Nothing after the line with "import numpy as np" belongs in the copy; extract the lines below from the top through that line, pictures left out.

------------------------------------

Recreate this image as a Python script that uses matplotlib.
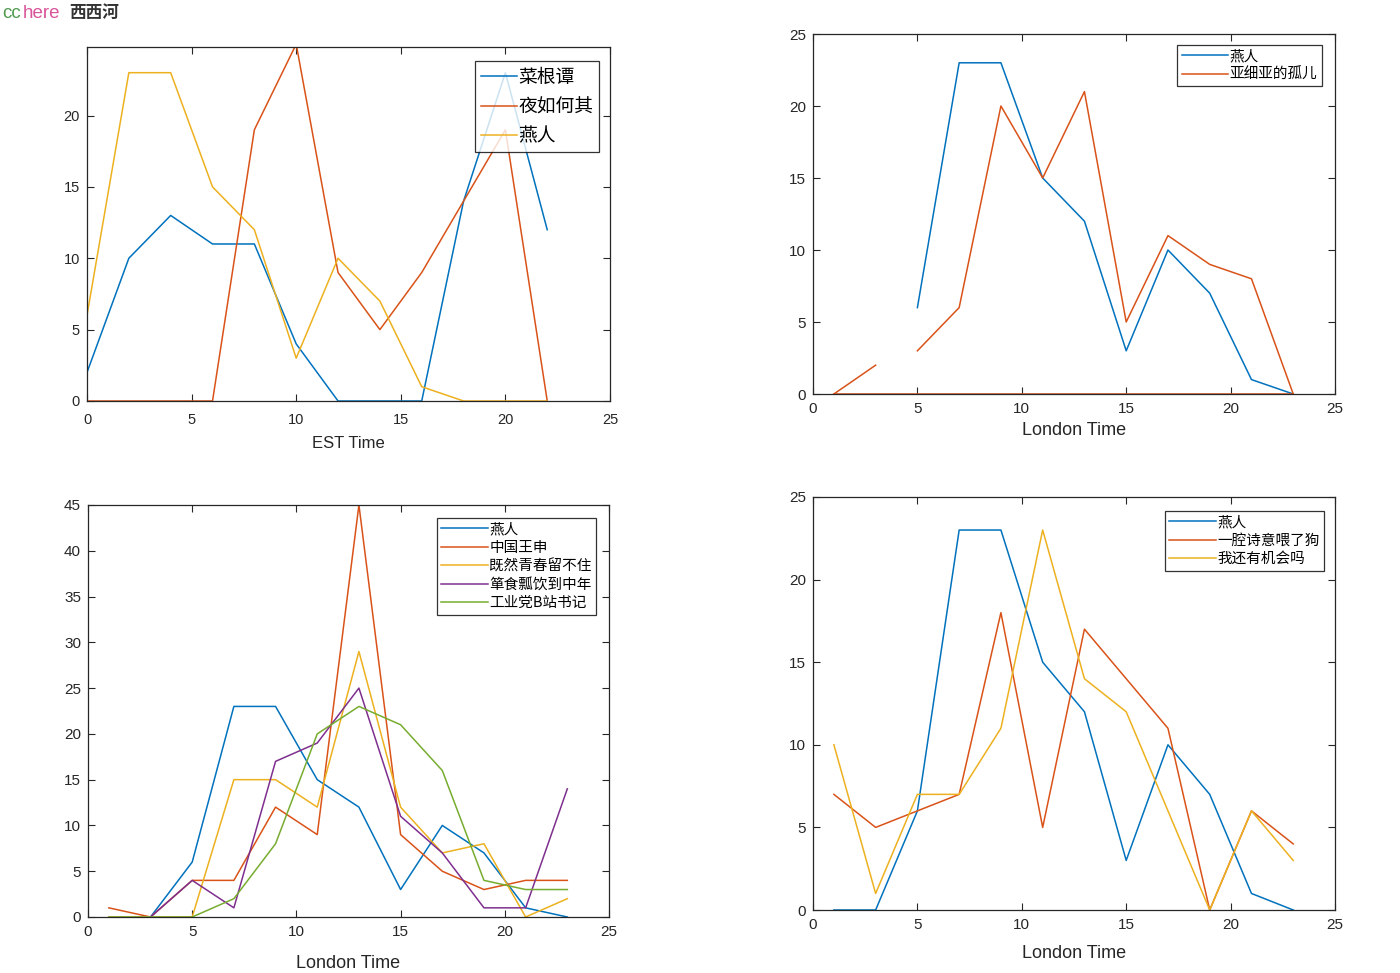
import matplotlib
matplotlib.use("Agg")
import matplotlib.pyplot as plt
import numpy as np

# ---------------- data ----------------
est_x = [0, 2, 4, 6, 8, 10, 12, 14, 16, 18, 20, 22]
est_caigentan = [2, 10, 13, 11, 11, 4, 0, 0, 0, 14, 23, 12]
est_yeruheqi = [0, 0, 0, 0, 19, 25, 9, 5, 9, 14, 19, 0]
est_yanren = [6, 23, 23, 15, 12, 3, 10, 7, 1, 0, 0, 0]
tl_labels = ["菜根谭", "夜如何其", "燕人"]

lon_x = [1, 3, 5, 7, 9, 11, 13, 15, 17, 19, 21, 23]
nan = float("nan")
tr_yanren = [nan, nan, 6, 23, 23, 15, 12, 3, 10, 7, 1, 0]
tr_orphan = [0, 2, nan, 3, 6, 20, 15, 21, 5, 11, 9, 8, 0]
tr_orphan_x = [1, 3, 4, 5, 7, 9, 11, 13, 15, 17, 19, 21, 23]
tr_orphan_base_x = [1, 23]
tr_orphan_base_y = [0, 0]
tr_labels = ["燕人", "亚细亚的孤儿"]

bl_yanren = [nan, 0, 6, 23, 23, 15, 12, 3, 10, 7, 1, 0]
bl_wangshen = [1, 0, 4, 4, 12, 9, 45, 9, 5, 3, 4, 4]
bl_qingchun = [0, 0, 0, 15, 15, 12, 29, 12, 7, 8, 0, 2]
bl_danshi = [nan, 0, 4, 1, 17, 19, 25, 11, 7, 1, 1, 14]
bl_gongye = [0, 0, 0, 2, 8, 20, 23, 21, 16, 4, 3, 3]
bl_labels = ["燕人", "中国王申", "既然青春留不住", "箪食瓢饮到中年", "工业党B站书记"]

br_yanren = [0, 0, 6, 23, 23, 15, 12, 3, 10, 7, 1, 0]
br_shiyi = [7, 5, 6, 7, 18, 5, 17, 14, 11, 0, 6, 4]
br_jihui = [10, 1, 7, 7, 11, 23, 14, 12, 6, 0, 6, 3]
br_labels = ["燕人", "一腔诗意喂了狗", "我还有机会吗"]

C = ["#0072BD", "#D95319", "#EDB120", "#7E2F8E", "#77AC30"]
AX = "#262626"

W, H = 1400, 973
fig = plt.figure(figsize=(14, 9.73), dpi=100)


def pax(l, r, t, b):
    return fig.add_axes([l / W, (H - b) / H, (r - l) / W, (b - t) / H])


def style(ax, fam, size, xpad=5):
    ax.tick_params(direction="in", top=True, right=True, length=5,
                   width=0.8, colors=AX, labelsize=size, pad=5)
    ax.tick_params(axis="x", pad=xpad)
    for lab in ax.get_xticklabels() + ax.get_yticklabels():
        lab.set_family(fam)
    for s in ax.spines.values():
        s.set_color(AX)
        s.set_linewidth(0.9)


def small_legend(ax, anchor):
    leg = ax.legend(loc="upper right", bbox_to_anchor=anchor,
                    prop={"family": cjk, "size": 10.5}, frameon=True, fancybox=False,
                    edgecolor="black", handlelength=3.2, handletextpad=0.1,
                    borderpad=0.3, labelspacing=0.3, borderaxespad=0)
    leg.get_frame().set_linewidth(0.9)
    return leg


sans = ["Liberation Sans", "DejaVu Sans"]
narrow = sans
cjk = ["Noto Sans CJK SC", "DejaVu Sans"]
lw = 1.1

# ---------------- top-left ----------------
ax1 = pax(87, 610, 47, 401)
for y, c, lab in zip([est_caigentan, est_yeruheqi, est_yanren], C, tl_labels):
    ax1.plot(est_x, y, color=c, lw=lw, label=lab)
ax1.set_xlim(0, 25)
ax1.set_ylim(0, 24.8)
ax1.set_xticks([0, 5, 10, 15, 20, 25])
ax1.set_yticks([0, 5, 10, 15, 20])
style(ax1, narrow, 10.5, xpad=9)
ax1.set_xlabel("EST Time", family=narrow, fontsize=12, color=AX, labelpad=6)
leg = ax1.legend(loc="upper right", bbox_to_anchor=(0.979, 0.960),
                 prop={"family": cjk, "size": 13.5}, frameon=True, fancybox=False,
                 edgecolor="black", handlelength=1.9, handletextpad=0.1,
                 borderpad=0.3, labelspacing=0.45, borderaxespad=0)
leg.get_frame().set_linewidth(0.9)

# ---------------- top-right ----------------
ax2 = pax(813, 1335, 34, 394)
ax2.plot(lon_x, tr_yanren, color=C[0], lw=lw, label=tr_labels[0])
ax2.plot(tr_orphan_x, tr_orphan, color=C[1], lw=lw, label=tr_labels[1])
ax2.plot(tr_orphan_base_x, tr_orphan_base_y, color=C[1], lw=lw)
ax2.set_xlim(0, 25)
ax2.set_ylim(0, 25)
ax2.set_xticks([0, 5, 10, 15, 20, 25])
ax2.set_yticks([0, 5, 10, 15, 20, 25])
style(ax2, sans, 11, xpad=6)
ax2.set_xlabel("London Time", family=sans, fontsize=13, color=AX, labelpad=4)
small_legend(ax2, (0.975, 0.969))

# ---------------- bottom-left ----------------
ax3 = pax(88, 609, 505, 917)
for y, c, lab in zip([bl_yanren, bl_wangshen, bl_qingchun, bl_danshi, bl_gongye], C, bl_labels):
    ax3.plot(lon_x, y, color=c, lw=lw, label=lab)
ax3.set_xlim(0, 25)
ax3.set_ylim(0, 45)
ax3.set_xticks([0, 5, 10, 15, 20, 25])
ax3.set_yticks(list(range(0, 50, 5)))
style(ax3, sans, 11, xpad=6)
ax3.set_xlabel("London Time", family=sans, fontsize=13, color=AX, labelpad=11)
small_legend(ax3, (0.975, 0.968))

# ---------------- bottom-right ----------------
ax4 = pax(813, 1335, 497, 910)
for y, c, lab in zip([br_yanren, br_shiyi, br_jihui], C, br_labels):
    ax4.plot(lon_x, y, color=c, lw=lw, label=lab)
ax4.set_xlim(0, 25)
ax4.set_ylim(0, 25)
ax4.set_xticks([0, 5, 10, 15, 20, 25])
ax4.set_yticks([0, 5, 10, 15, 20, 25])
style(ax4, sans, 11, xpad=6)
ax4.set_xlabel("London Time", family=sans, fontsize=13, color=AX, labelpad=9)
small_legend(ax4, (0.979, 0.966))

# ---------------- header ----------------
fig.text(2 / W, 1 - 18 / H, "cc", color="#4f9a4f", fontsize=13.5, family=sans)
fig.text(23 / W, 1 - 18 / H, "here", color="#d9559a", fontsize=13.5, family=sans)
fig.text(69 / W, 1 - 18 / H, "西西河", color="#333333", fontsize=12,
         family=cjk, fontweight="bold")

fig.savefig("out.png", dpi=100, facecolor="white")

------------------------------------

CORRECT ANSWER:
Recreate this image as a Python script that uses matplotlib.
import matplotlib
matplotlib.use("Agg")
import matplotlib.pyplot as plt
import numpy as np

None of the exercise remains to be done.